In 1984, a basketball scholarship from North Idaho College in Coeur d’Alene gave Bryant the two things he wanted most: to get out of the city and to play ball. As for college?
“For me it was like, oh, and by the way, you can get a degree,” he laughed.
North Idaho was a two-year, community college and when he left, Bryant was recruited by Mike Blewett to play basketball for Alaska Pacific University. Again, Bryant didn’t care about the academic opportunities. All he cared about was playing ball. But solid academic performance was prioritized and enforced for athletes at APU, and when he almost failed out his first semester, Duncan Ferguson, APU’s VP for Academic Affairs, told Bryant in no uncertain terms that he was about to lose everything – his chance to play ball and his chance to get a college education.
Along with Coach Mike Blewett, Professors Barbara and Bob Goldberg had become mentors to Bryant and convinced him of the importance, and his capability, of doing both.
“I had never even considered that,” Bryant said.
The Goldbergs and Blewett became catalysts for Paul to change his perspective, to develop the confidence that he had other options besides basketball and the streets, and that he could be successful. Paul learned to be a “student-athlete” instead of an “athlete-student” and graduated with a BA in Human Resources and Education. Bryant has since earned his master’s degree in Education and is currently pursuing his Doctorate of Education in Athletic Administration.
“If it wasn’t for APU and my mentors there, I wouldn’t be doing anything that I’m doing today,” he told me.
Bryant has brought the lessons forward with his own student-athletes, first at Stillman College, Eureka College, Urbana University and Sinclair Community College, and now at SCSU. He dismisses the required study halls that some schools use to address academic performance issues in athletes as “babysitting.” Paul believes in giving his athletes close, individual mentoring instead.
“Once you start to acknowledge students and show your interest in them, it creates success in areas they don’t expect to have it,” he said. “Everything I do as a coach is student-centered.”
APU provided Bryant more motivation for success by starting the “5th Year Program” in response to the number of athletes who were taking five years to graduate. The program required that athletes had to earn their fifth year scholarships and they could do it in sports, by coaching and refereeing games. Bryant became an Assistant Coach to the basketball team in his fifth and final year at APU. He has brought the “5th Year” forward to his own programs as well.

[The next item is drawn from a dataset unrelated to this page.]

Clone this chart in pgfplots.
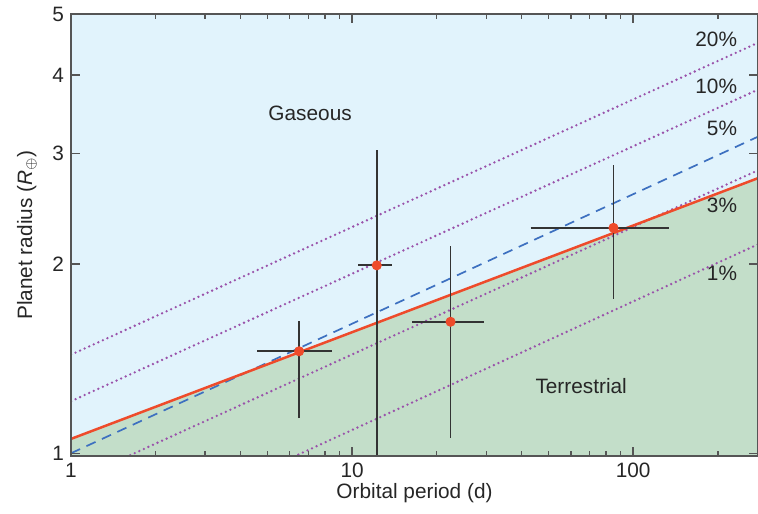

Before starting his career working with athletes, Bryant worked for the foster care system in Ohio. He had talked often about doing something for youth with his APU teammate, Larry Johnson, who died of leukemia while the two were still in school. With Larry’s brother, Reggie, Bryant created the Larry Johnson Home for boys aged 10 to 18, who were referred by local children’s services, juvenile court or the Department of Youth Services. They went on to create more group homes in Dayton and Springfield Ohio, to guide boys ages 17 to 18 – who are transitioning out of foster care – toward independent living.
“The greatest acknowledgement I ever receive is when former athletes or group home kids contact me. They still call me ‘Coach’ or ‘Mr. Paul.’ They respected me and I made a difference in their lives,” Bryant said.
As we were winding up the interview, Bryant told me about his nephew, who was getting ready to graduate from high school.
“He’s just like me. He wants to go to a big, Division I school and then play ball professionally. I tell him that 1% of college athletes make it to the pros and then I say ‘let me tell you what a small school can do for you …’”.